Klassentreffen sind spannend und oft ein Wetteifern, wer es in Beruf und Familie am weitesten gebracht hat. Der gleichnamige Film blickt auf Menschen, die ihr Glück gefunden haben oder mit vertanen Chancen hadern.
In Zusammenarbeit mit filmdienst.de und der Katholischen Filmkommission gibt die KNA Tipps zu besonderen TV-Filmen:
Gesa (Annette Frier) und ihr Mann Thorsten (Oliver Wnuk) sind aufgeregt. Die beiden haben ein Treffen ihrer Abiturklasse organisiert. Nach 25 Jahren sehen sich die einstigen Mitschüler meist das erste Mal wieder. Nicht alle sind gekommen, nicht alle wurden eingeladen. Völlig überraschend steht zum Beispiel Sven (Fabian Hinrichs) im Saal, der Stinkstiefel, der damals alle mobbte und heute sein Geld als Anwalt in Los Angeles macht.
Die ersten Fragen gelten oft dem Familienstand und Kindern. Oberflächliche Gespräche beginnen, doch bald wächst die Neugier, alte Geheimnisse – etwa einen Seitensprung während der Abifeier – aufzuklären. Der Ensemblefilm “Klassentreffen” von Jan Georg Schütte aus dem Jahr 2019 illustriert die Gespräche des Abends.
Haben die anderen ihre Träume – beruflich wie privat – verwirklichen können, wie stehen sie heute da im Leben? So eine unausgesprochene Bilanz beim Wiedersehen mit einstigen Freunden und Mitschülern ist im Fernsehen nicht neu.

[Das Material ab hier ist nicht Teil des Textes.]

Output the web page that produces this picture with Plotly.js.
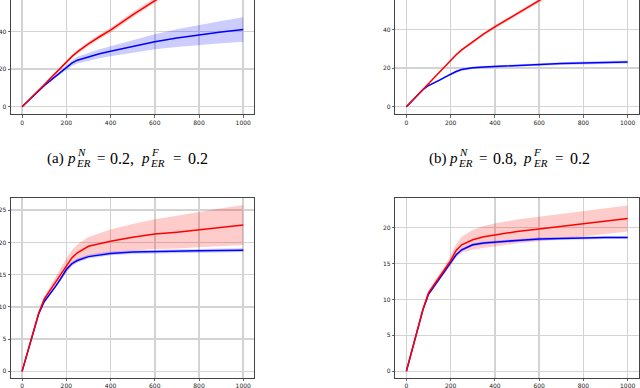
<!DOCTYPE html>
<html>
<head>
<meta charset="utf-8">
<script src="https://cdn.plot.ly/plotly-3.0.1.min.js"></script>
<style>html,body{margin:0;padding:0;background:#fff;}#chart{width:640px;height:388px;}</style>
</head>
<body>
<div id="chart"></div>
<script>
// ---- data ----
const steps = [0,25,50,75,100,125,150,175,200,225,250,300,350,400,500,600,700,800,900,1000];

const aRedMean  = [0,2.8,5.8,8.8,11.7,14.7,17.8,20.9,24.0,26.7,29.2,33.5,37.3,40.8,49.0,57.0,64.0,70.0,76.0,81.0];
const aRedStd   = [0,0.1,0.2,0.3,0.4,0.5,0.6,0.7,0.8,0.9,1.0,1.1,1.2,1.3,1.45,1.6,1.7,1.8,1.9,2.0];
const aBlueMean = [0,2.8,5.7,8.6,11.2,13.6,16.0,18.5,21.0,23.2,24.8,26.6,28.2,29.6,32.2,34.6,36.6,38.3,39.8,41.2];
const aBlueStd  = [0,0.05,0.1,0.15,0.25,0.4,0.6,0.9,1.2,1.5,1.8,2.1,2.4,2.7,3.4,4.0,4.7,5.3,5.9,6.5];

const bRedMean  = [0,3.0,6.0,9.0,12.0,14.9,18.2,21.2,24.2,27.0,29.5,33.8,37.8,41.5,48.5,55.5,62.0,68.0,74.0,79.0];
const bRedStd   = [0,0.1,0.2,0.3,0.35,0.4,0.45,0.5,0.55,0.6,0.65,0.7,0.8,0.9,1.0,1.1,1.2,1.3,1.4,1.5];
const bBlueMean = [0,3.0,6.0,8.8,11.0,12.3,13.8,15.4,17.0,18.3,19.3,20.2,20.6,20.9,21.4,22.0,22.4,22.7,23.0,23.2];
const bBlueStd  = [0,0.1,0.2,0.3,0.4,0.45,0.5,0.55,0.6,0.6,0.6,0.6,0.6,0.6,0.65,0.7,0.7,0.75,0.8,0.8];

const cRedMean  = [0,3.1,6.2,9.0,11.2,12.5,13.8,15.1,16.4,17.6,18.4,19.4,19.8,20.2,20.8,21.3,21.6,22.0,22.35,22.7];
const cRedStd   = [0,0.1,0.2,0.3,0.4,0.6,0.8,1.0,1.1,1.2,1.3,1.45,1.6,1.8,2.05,2.3,2.55,2.75,2.95,3.1];
const cBlueMean = [0,3.1,6.1,8.9,10.8,11.9,13.1,14.4,15.8,16.7,17.2,17.8,18.1,18.3,18.5,18.6,18.65,18.7,18.75,18.8];
const cBlueStd  = [0,0.05,0.1,0.1,0.15,0.2,0.2,0.25,0.3,0.3,0.3,0.3,0.3,0.3,0.3,0.3,0.3,0.3,0.3,0.3];

const dRedMean  = [0,3.0,5.9,8.6,10.9,12.0,13.1,14.2,15.4,16.8,17.6,18.3,18.7,18.95,19.45,19.8,20.15,20.55,20.9,21.25];
const dRedStd   = [0,0.1,0.2,0.3,0.35,0.4,0.5,0.6,0.7,0.9,1.1,1.4,1.5,1.6,1.65,1.7,1.75,1.8,1.8,1.8];
const dBlueMean = [0,3.0,5.9,8.6,10.7,11.8,12.9,14.0,15.2,16.2,16.9,17.6,17.85,18.0,18.2,18.4,18.5,18.55,18.6,18.6];
const dBlueStd  = [0,0.05,0.1,0.1,0.1,0.15,0.15,0.15,0.2,0.2,0.2,0.2,0.2,0.2,0.2,0.2,0.2,0.2,0.2,0.2];

const xTicks = [0,200,400,600,800,1000];
const yTicksTop = [0,20,40,60];
const yTicksBottom = [0,5,10,15,20,25];

const captionA = ["(a)", "N", "ER", "0.2", "F", "ER", "0.2"];
const captionB = ["(b)", "N", "ER", "0.8", "F", "ER", "0.2"];

// ---- build ----
const W = 640, H = 388;
const RED = '#ff0000', BLUE = '#0000ff';
const RED_FILL = 'rgba(255,0,0,0.2)', BLUE_FILL = 'rgba(0,0,255,0.2)';

function band(mean, std, xa, ya, fill) {
  const up = mean.map((m,i)=>m+std[i]);
  const lo = mean.map((m,i)=>m-std[i]);
  return [
    {x: steps, y: up, xaxis: xa, yaxis: ya, mode: 'lines', line: {width: 0}, hoverinfo: 'skip', showlegend: false},
    {x: steps, y: lo, xaxis: xa, yaxis: ya, mode: 'lines', line: {width: 0}, fill: 'tonexty', fillcolor: fill, hoverinfo: 'skip', showlegend: false}
  ];
}
function line(mean, xa, ya, color) {
  return {x: steps, y: mean, xaxis: xa, yaxis: ya, mode: 'lines', line: {color: color, width: 1.5}, showlegend: false};
}

const panels = [
  {xa: 'x',  ya: 'y',  r: aRedMean, rs: aRedStd, b: aBlueMean, bs: aBlueStd},
  {xa: 'x2', ya: 'y2', r: bRedMean, rs: bRedStd, b: bBlueMean, bs: bBlueStd},
  {xa: 'x3', ya: 'y3', r: cRedMean, rs: cRedStd, b: cBlueMean, bs: cBlueStd},
  {xa: 'x4', ya: 'y4', r: dRedMean, rs: dRedStd, b: dBlueMean, bs: dBlueStd}
];
let traces = [];
panels.forEach(p => {
  traces = traces.concat(band(p.r, p.rs, p.xa, p.ya, RED_FILL));
  traces = traces.concat(band(p.b, p.bs, p.xa, p.ya, BLUE_FILL));
  traces.push(line(p.b, p.xa, p.ya, BLUE));
  traces.push(line(p.r, p.xa, p.ya, RED));
});

const tickFont = {family: 'DejaVu Sans', size: 6, color: '#222'};
function xax(domain, anchor, mirror, tl) {
  return {domain: domain, anchor: anchor, range: [-50, 1050], tickvals: xTicks, ticktext: xTicks.map(String),
    showgrid: true, gridcolor: '#d3d3d3', gridwidth: 1.5, zeroline: false,
    showline: true, linecolor: '#444', linewidth: 1, mirror: mirror,
    ticks: 'outside', ticklen: tl, tickwidth: 0.8, tickcolor: '#444', tickfont: tickFont};
}
function yax(domain, anchor, range, ticks) {
  return {domain: domain, anchor: anchor, range: range, tickvals: ticks, ticktext: ticks.map(String),
    showgrid: true, gridcolor: '#d3d3d3', gridwidth: 1.5, zeroline: false,
    showline: true, linecolor: '#444', linewidth: 1, mirror: true,
    ticks: 'outside', ticklen: 2.5, tickwidth: 0.8, tickcolor: '#444', tickfont: tickFont};
}
const leftX = [11/W, 254.3/W], rightX = [395.3/W, 638.7/W];
const topY = [1 - 114.3/H, 1], botY = [1 - 378/H, 1 - 198.3/H];

// captions as positioned text pieces
function capAnn(parts, dx) {
  const serif = 'Liberation Serif';
  const mk = (text, xpx, ycpx, size, italic) => ({
    xref: 'paper', yref: 'paper', x: (xpx + dx)/W, y: 1 - ycpx/H, xanchor: 'left', yanchor: 'middle',
    text: italic ? '<i>' + text + '</i>' : text, showarrow: false, borderpad: 0,
    font: {family: serif, size: size, color: '#000'}
  });
  const yMain = 158.3, ySup = 151.6, ySub = 162.6;
  return [
    mk(parts[0], 46, yMain, 15, false),
    mk('p', 66, yMain, 15, true),
    mk(parts[1], 76, ySup, 11, true),
    mk(parts[2], 75, ySub, 11, true),
    mk('=', 95.7, yMain, 15, false),
    mk(parts[3] + ',', 109.3, yMain, 16, false),
    mk('p', 140, yMain, 15, true),
    mk(parts[4], 150, ySup, 11, true),
    mk(parts[5], 149.3, ySub, 11, true),
    mk('=', 171.7, yMain, 15, false),
    mk(parts[6], 186.7, yMain, 16, false)
  ];
}

const layout = {
  width: W, height: H, margin: {l: 0, r: 0, t: 0, b: 0},
  paper_bgcolor: '#fff', plot_bgcolor: '#fff', showlegend: false,
  font: {family: 'DejaVu Sans'},
  xaxis:  xax(leftX,  'y',  false, 2.5),
  yaxis:  yax(topY,   'x',  [-4.05, 56.9], yTicksTop),
  xaxis2: xax(rightX, 'y2', false, 2.5),
  yaxis2: yax(topY,   'x2', [-3.95, 55.43], yTicksTop),
  xaxis3: xax(leftX,  'y3', true, 1.5),
  yaxis3: yax(botY,   'x3', [-1.03, 26.85], yTicksBottom),
  xaxis4: xax(rightX, 'y4', true, 1.5),
  yaxis4: yax(botY,   'x4', [-0.93, 24.06], yTicksBottom),
  annotations: capAnn(captionA, 0).concat(capAnn(captionB, 382.3))
};

Plotly.newPlot('chart', traces, layout, {staticPlot: true, displayModeBar: false});
</script>
</body>
</html>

Meist werden Klassentreffen fiktional zum komödiantischen oder zynischen Schlagabtausch, bei dem Erinnerungen beschworen oder alte Rechnungen beglichen werden und es dem einstigen Störenfried heimgezahlt wird.
Der Ansatz und die realistische Herangehensweise von Schütte sticht aus der Fülle der Produktionen heraus: Er hat nur die 17 Charaktere festgelegt, ihnen aber keinen vorgegebenen Text gegeben. Gedreht wurde die TV-Improvisation in einem Rutsch, mit 24 Kameras in fünf Räumen gleichzeitig und in Echtzeit.
Das Wiederherantasten, das Abscannen der früheren Mitschüler und die mal überschwänglichen, mal zaghaften Begrüßungen werden viele Zuschauer von eigenen Jahrgangstreffen kennen. Bei “Klassentreffen” werden Geständnisse um unerfüllte Liebe und Minderwertigkeitskomplexe gemacht. Sven entschuldigt sich bei seinen einstigen Mitschülern, und tritt gleich wieder ins Fettnäpfchen, als er sein früheres Fehlverhalten mit einer mitgebrachten protzigen Torte wiedergutmachen will. Natürlich kann man auf ihr ein blitzendes Feuerwerk zünden.
Wie die meisten der einstigen Abiturienten hat auch er sich kaum verändert. Alte Minderwertigkeitskomplexe sind geblieben wie der von Ali Nasser (Kida Khodr Ramadan), dem einzigen türkischstämmigen Mitschüler. Andere haben sich in ihren Lebenslügen eingerichtet, haben zum Beispiel Familie, obwohl sie schon damals ahnten, dass sie schwul sind. Oder sie können nicht mit der Vergangenheit abschließen – sei es eine verhauene Prüfung oder einer unerfüllten Liebe. Und plötzlich hängt auch ein großer Skandal in der Luft. Sollte Thorsten wirklich seit Jahrzehnten mit einer einstigen Mitschülerin eine Affäre samt Kindern haben, von der seine Frau nichts ahnt?
Die Besetzungsliste des Ensemblefilms liest sich wie ein Who is Who des deutschen Schauspiels: Charly Hübner, Anja Kling, Jeanette Hain, Nina Kunzendorf, Elena Uhlig, Anna Schudt und Christian Kahrmann standen vor der Kamera. Sie alle tragen das Drama um Menschen, die nie aus ihrer Haut konnten und es auch jetzt nicht können. Die alten Verhaltensweisen sind verfestigt, und die einstigen Verletzungen haben sie geprägt, auch wenn sich das kaum einer eingestehen will.
Der Film bleibt bis zum Ende dem realistischen Ansatz treu, er hat beinahe naturalistische Züge. Ein wenig mehr Pepp und Schliff hätte den improvisierten Dialogen gut getan. Die Nüchternheit ist vielleicht auch der Arbeitsweise von Regisseur Schütte geschuldet, der den im ernsten Fach erprobten Schauspielern nur die Ausgangssituation vorgab.
Das 130 Stunden umfassende Filmmaterial wurde auf 90 Minuten Spielfilmlänge zusammengeschnitten.